• Palace vows to protect resources in disputed sea


    The government on Wednesday vowed to protect the country’s territorial sovereignty from foreign intrusion.

    And as marine tensions continue to rise, the Department of National Defense (DND) has taken precautionary measures to protect Filipino fishermen against possible attacks by the Chinese Coast Guard amid growing friction in the West Philippine Sea (South China Sea).a

    Palace spokesman Edwin Lacierda gave assurances that the Philippine Coast Guard (PCG) and the fisheries bureau will protect the country’s maritime resources.

    “I think that is where we have [taken]measures, both by the Bureau of Fisheries and Aquatic Resources (BFAR) and also by our coast watch, to strengthen and to [secure]our maritime resources,” Lacierda told reporters.

    He was responding to concerns of some environmental groups that the country’s marine resources in the disputed territories could be depleted before the international tribunal makes a decision on the issue.

    The international Arbitral Tribunal has asked China to comment by December 15 this year on the case filed by the Philippines.

    Lacierda said the time frame set by the tribunal was part of its rules in settling the dispute, and Manila will leave it to China whether to respond to a memorial filed by the Philippines.

    The Philippines filed a case before the international tribunal to clarify the rights and entitlements of each country under the United Nations Convention on the Law of the Sea (Unclos), he added.

    “We are all signatories to a treaty or a pact and all parties should abide by it,” Lacierda said.

    “We continue to urge China to reconsider its decision not to participate in the arbitration proceedings,” he added.

    The South China Sea, a major sea lane for trade and commerce, is believed to be rich in gas and mineral resources.

    Aside from China and the Philippines, other claimants to portions of the sea are Vietnam, Taiwan, Malaysia and Brunei Darussalam.

    Defense Secretary Voltaire Gazmin also on Wednesday said they will stop the Chinese from treating local fishermen the way they treated a Vietnamese fishing vessel that dared to venture into disputed waters.

    To avoid a similar incident, Gazmin added, the PCG escorts local fishermen up to a point where they would not be harassed but prevents them from venturing further out into areas where there are Chinese vessels to avoid dangerous confrontation.

    Chinese vessels remain around Ayungin Shoal in Palawan and in Panatag Shoal in Zambales, which are both Philippine territories.

    In April, a Philippine civilian ship carrying members of the media outmaneuvered two Chinese Coast Guard ships and successfully delivered provisions and replacements of the nine-man Philippine Marine Team manning the rusty Sierra Madre landing ship that was intentionally grounded on Ayungin Shoal in 1999 to mark the Philippine territorial claim.

    China said it was a provocative move on the part of the Armed Forces of the Philippines and warned of retaliation.

    But Gazmin said “we are not afraid because it is our responsibility to re-supply our troops’ needs and to implement a regular rotation of personnel.”

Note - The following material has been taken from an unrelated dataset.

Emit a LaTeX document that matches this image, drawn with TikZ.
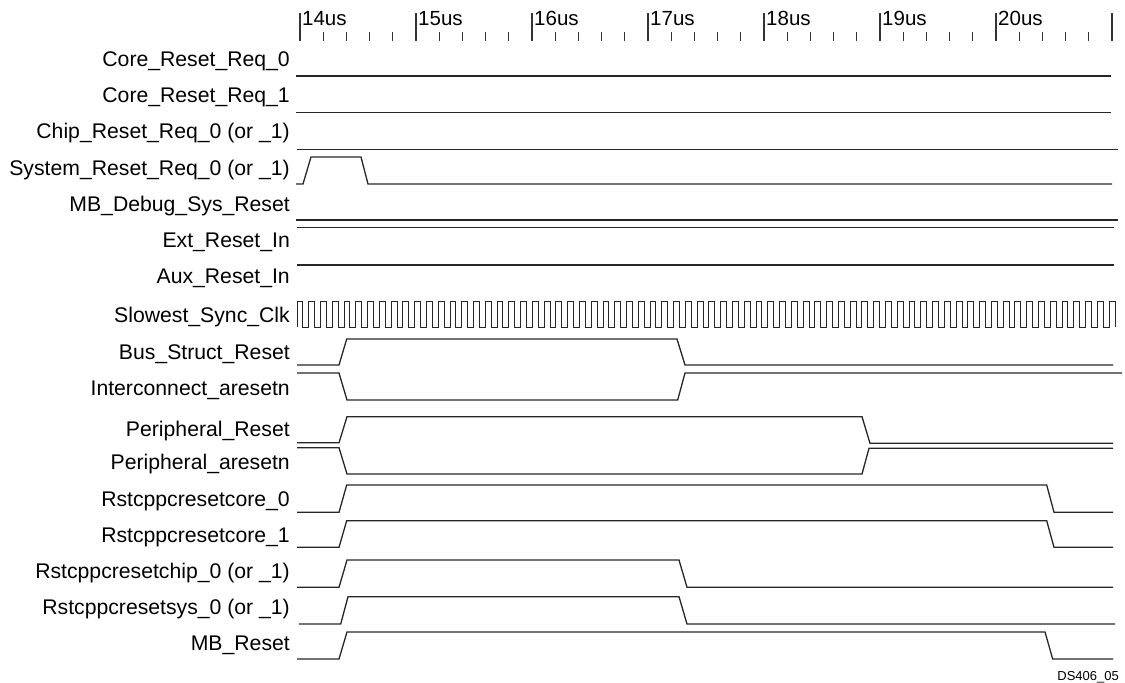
\documentclass[tikz,border=0pt]{standalone}
\usepackage{fontspec}
\setmainfont{Liberation Sans}
\begin{document}
\begin{tikzpicture}[x=1pt,y=-1pt,
  sig/.style={line width=1.3pt,line join=miter,draw=black!85},
  lbl/.style={anchor=base east,inner sep=0pt,font=\fontsize{21.2}{25}\selectfont},
  tlbl/.style={anchor=base west,inner sep=0pt,font=\fontsize{20.5}{24}\selectfont},
  tick/.style={line width=1.1pt,draw=black!80}]
\useasboundingbox (0,0) rectangle (1125,683);
% time axis
\foreach \k/\t in {0/14,1/15,2/16,3/17,4/18,5/19,6/20}{
  \draw[tick] (300+116*\k,13) -- (300+116*\k,41);
  \node[tlbl] (t\t) at (302+116*\k,25) {\t us};
}
\draw[tick] (1112,13) -- (1112,41);
\foreach \j in {1,...,34}{
  \pgfmathtruncatemacro{\m}{mod(\j,5)}
  \ifnum\m>0 \draw[tick] (300+23.2*\j,32) -- (300+23.2*\j,41);\fi
}
% labels
\node[lbl] (l1) at (290,66) {Core\_Reset\_Req\_0};
\node[lbl] (l2) at (290,102) {Core\_Reset\_Req\_1};
\node[lbl] (l3) at (290,138.5) {Chip\_Reset\_Req\_0 (or \_1)};
\node[lbl] (l4) at (290,175) {System\_Reset\_Req\_0 (or \_1)};
\node[lbl] (l5) at (290,211) {MB\_Debug\_Sys\_Reset};
\node[lbl] (l6) at (290,247) {Ext\_Reset\_In};
\node[lbl] (l7) at (290,283) {Aux\_Reset\_In};
\node[lbl] (l8) at (290,322) {Slowest\_Sync\_Clk};
\node[lbl] (l9) at (290,359) {Bus\_Struct\_Reset};
\node[lbl] (l10) at (290,395) {Interconnect\_aresetn};
\node[lbl] (l11) at (290,436) {Peripheral\_Reset};
\node[lbl] (l12) at (290,469) {Peripheral\_aresetn};
\node[lbl] (l13) at (290,506) {Rstcppcresetcore\_0};
\node[lbl] (l14) at (290,542) {Rstcppcresetcore\_1};
\node[lbl] (l15) at (290,578) {Rstcppcresetchip\_0 (or \_1)};
\node[lbl] (l16) at (290,614) {Rstcppcresetsys\_0 (or \_1)};
\node[lbl] (l17) at (290,650) {MB\_Reset};
\node[anchor=base east,inner sep=0pt,font=\fontsize{13}{15}\selectfont] (ds) at (1119,680.5) {DS406\_05};
% waveforms
\draw[sig] (296,76) -- (1111,76);
\draw[sig] (296,112.7) -- (1111,112.7);
\draw[sig] (297,149.3) -- (1118,149.3);
\draw[sig] (296,184) -- (303,184) -- (311,157) -- (361,157) -- (368,184) -- (1112,184);
\draw[sig] (296,220) -- (1118,220);
\draw[sig] (297,227.7) -- (1114,227.7);
\draw[sig] (297,265) -- (1114,265);
\draw[sig,line width=1pt] (297,327) \foreach \i in {1,...,69}{ -- ++(0,-25.3) -- ++(5.885,0) -- ++(0,25.3) -- ++(5.885,0)} -- ++(0,-25.3) -- ++(5.885,0) -- ++(0,25.3);
\draw[sig] (297,365) -- (339,365) -- (346.7,339) -- (677,339) -- (685,365) -- (1113,365);
\draw[sig] (297,373) -- (339,373) -- (347,400) -- (677.7,400) -- (685,373) -- (1122,373);
\draw[sig] (297,442.7) -- (339,442.7) -- (347,416.7) -- (862,416.7) -- (870,443.3) -- (1113,443.3);
\draw[sig] (297,447.7) -- (339,447.7) -- (347,474) -- (862,474) -- (869,448.3) -- (1113,448.3);
\draw[sig] (297,512.3) -- (339,512.3) -- (346.7,485) -- (1046.7,485) -- (1054,512.3) -- (1113,512.3);
\draw[sig] (297,547.3) -- (339,547.3) -- (346.7,520.7) -- (1046.7,520.7) -- (1054,547.3) -- (1113,547.3);
\draw[sig] (297,587.3) -- (339,587.3) -- (347,560) -- (679,560) -- (687,587.3) -- (1113,587.3);
\draw[sig] (299,624) -- (340.7,624) -- (348,596.7) -- (679,596.7) -- (687,624) -- (1115,624);
\draw[sig] (297,659) -- (339,659) -- (347,632) -- (1045,632) -- (1052.7,659) -- (1113,659);
\end{tikzpicture}
\end{document}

    He added that all activities or incidents in the disputed sea are reported to President Benigno Aquino 3rd and to the Foreign Affairs department, which, in accordance with protocol, files protests against all Chinese incursions into Philippine territory.

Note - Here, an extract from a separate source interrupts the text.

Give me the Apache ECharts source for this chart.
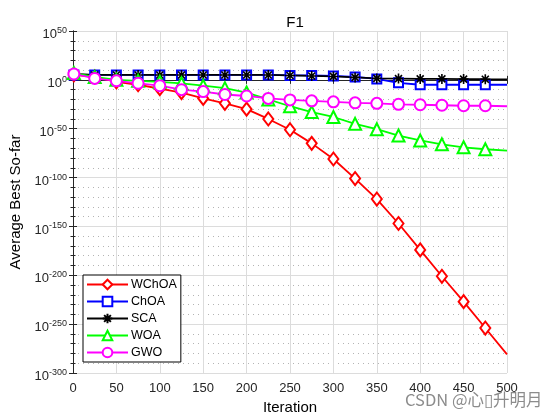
<!DOCTYPE html>
<html>
<head>
<meta charset="utf-8">
<script src="https://cdn.jsdelivr.net/npm/echarts@6/dist/echarts.min.js"></script>
<style>html,body{margin:0;padding:0;background:#fff}#c{width:560px;height:420px}</style>
</head>
<body>
<div id="c"></div>
<script>
// Iterations at which values were read (markers every 25 iterations)
const iterations = [1, 25, 50, 75, 100, 125, 150, 175, 200, 225, 250, 275, 300, 325, 350, 375, 400, 425, 450, 475, 500];
// log10 of Average Best So-far for each algorithm
const wchoaLog = [5, 3, -2, -5, -9, -13, -19, -24, -30, -40, -51, -65, -81, -101, -122, -147, -174, -201, -227, -254, -281];
const choaLog  = [5, 5, 5, 5, 5, 5, 5, 5, 5, 5, 4.5, 4.5, 4, 3, 1, -3, -5, -5, -5, -5, -5];
const scaLog   = [6, 5, 5, 5, 5, 5, 5, 5, 5, 5, 4.5, 4, 3.5, 2.5, 1.5, 1.3, 1, 1, 0.8, 0.6, 0.5];
const woaLog   = [7, 3, 0, -1, -2, -3.5, -6, -8.5, -13, -20, -27, -33, -38, -45, -50.5, -57, -62, -66, -69, -71, -72.5];
const gwoLog   = [6, 1.5, -1, -3.5, -6, -10, -12, -15, -16.5, -19, -20.5, -21.5, -22.5, -23.5, -24, -25, -25.5, -26, -26.5, -26.5, -27];
const seriesNames = ['WChOA', 'ChOA', 'SCA', 'WOA', 'GWO'];
const xTicks = [0, 50, 100, 150, 200, 250, 300, 350, 400, 450, 500];
const yTickExponents = [50, 0, -50, -100, -150, -200, -250, -300];

const FONT = '"Liberation Sans", Arial, Helvetica, sans-serif';
const chart = echarts.init(document.getElementById('c'), null, {renderer: 'canvas'});

function pts(arr) {
  return iterations.map((it, i) => {
    const d = {value: [it, arr[i]]};
    if (i === iterations.length - 1) d.symbol = 'none';
    return d;
  });
}
const asterisk = 'path://M5,0L5,10M0,5L10,5M1.5,1.5L8.5,8.5M1.5,8.5L8.5,1.5';
const styles = [
  {data: wchoaLog, color: '#ff0000', symbol: 'emptyDiamond', size: [10, 13]},
  {data: choaLog,  color: '#0000ff', symbol: 'emptyRect', size: 9},
  {data: scaLog,   color: '#000000', symbol: asterisk, size: 10},
  {data: woaLog,   color: '#00ff00', symbol: 'emptyTriangle', size: 12},
  {data: gwoLog,   color: '#ff00ff', symbol: 'emptyCircle', size: 11}
];
const series = styles.map((s, k) => ({
  name: seriesNames[k],
  type: 'line',
  data: pts(s.data),
  symbol: s.symbol,
  symbolSize: s.size,
  showAllSymbol: true,
  animation: false,
  lineStyle: {color: s.color, width: 1.8},
  itemStyle: {color: s.color, borderColor: s.color, borderWidth: 1.6},
  emphasis: {disabled: true}
}));

const axisLabelStyle = {color: '#262626', fontFamily: FONT, fontSize: 13};
chart.setOption({
  backgroundColor: '#fff',
  animation: false,
  title: {
    text: 'F1', left: 290, top: 10, textAlign: 'center',
    textStyle: {fontFamily: FONT, fontSize: 15, fontWeight: 'normal', color: '#000'}
  },
  grid: {left: 73, right: 53, top: 31, bottom: 47, containLabel: false},
  legend: {
    left: 83, bottom: 58, orient: 'vertical',
    backgroundColor: '#fff', borderColor: '#000', borderWidth: 1,
    padding: [3, 4, 3, 3], itemGap: 4, itemWidth: 41, itemHeight: 12,
    textStyle: {fontFamily: FONT, fontSize: 12.5, lineHeight: 12, color: '#000', padding: [0, 0, 0, -2]},
    data: seriesNames
  },
  xAxis: [{
    type: 'value', min: 0, max: 500, interval: 50, position: 'bottom',
    name: 'Iteration', nameLocation: 'middle', nameGap: 27,
    nameTextStyle: {fontFamily: FONT, fontSize: 15, color: '#000'},
    axisLine: {show: true, lineStyle: {color: '#262626', width: 1}},
    axisTick: {show: true, inside: true, length: 4, lineStyle: {color: '#262626'}},
    axisLabel: Object.assign({margin: 9, formatter: v => xTicks.includes(v) ? String(v) : ''}, axisLabelStyle),
    splitLine: {show: true, lineStyle: {color: '#dcdcdc', width: 1}}
  }, {
    type: 'value', min: 0, max: 500, interval: 50, position: 'top',
    axisLine: {show: true, lineStyle: {color: '#262626', width: 1}},
    axisTick: {show: true, inside: true, length: 4, lineStyle: {color: '#262626'}},
    axisLabel: {show: false}, splitLine: {show: false}
  }],
  yAxis: [{
    type: 'value', min: -300, max: 50, interval: 50, position: 'left',
    name: 'Average Best So-far', nameLocation: 'middle', nameGap: 43,
    nameTextStyle: {fontFamily: FONT, fontSize: 15, color: '#000'},
    axisLine: {show: true, lineStyle: {color: '#262626', width: 1}},
    axisTick: {show: true, inside: true, length: 4, lineStyle: {color: '#262626'}},
    minorTick: {show: true, splitNumber: 5, length: 2.5, lineStyle: {color: '#262626'}},
    axisLabel: {
      margin: 6,
      padding: [5, 0, 0, 0],
      formatter: v => yTickExponents.includes(v) ? '{b|10}{s|' + v + '}' : '',
      rich: {
        b: {fontFamily: FONT, fontSize: 13, color: '#262626', lineHeight: 15, verticalAlign: 'bottom'},
        s: {fontFamily: FONT, fontSize: 9, color: '#262626', lineHeight: 15, verticalAlign: 'top'}
      }
    },
    splitLine: {show: true, lineStyle: {color: '#dcdcdc', width: 1}},
    minorSplitLine: {show: true, lineStyle: {color: '#b4b4b4', width: 1, type: [1, 4]}}
  }, {
    type: 'value', min: -300, max: 50, interval: 50, position: 'right',
    axisLine: {show: true, lineStyle: {color: '#262626', width: 1}},
    axisTick: {show: true, inside: true, length: 4, lineStyle: {color: '#262626'}},
    minorTick: {show: true, splitNumber: 5, length: 2.5, lineStyle: {color: '#262626'}},
    axisLabel: {show: false}, splitLine: {show: false}
  }],
  series: series,
  graphic: [{
    type: 'text', left: 405, top: 391, silent: true,
    style: {text: 'CSDN @心▯升明月', fill: '#8c8c8c', font: '16.5px "Noto Sans CJK SC", ' + FONT}
  }]
});
</script>
</body>
</html>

    Earlier, AFP Chief of Staff Gen. Emmanuel Bautista said they will always uphold the government’s stand to settle the territorial dispute with China by peaceful means through arbitration.

    But Bautista said “we will stand our ground, we will assert our sovereignty, our rights” against Chinese aggression.

    “The fact that we pursued our case means that we’ll be prepared to suffer any consequences,” he added.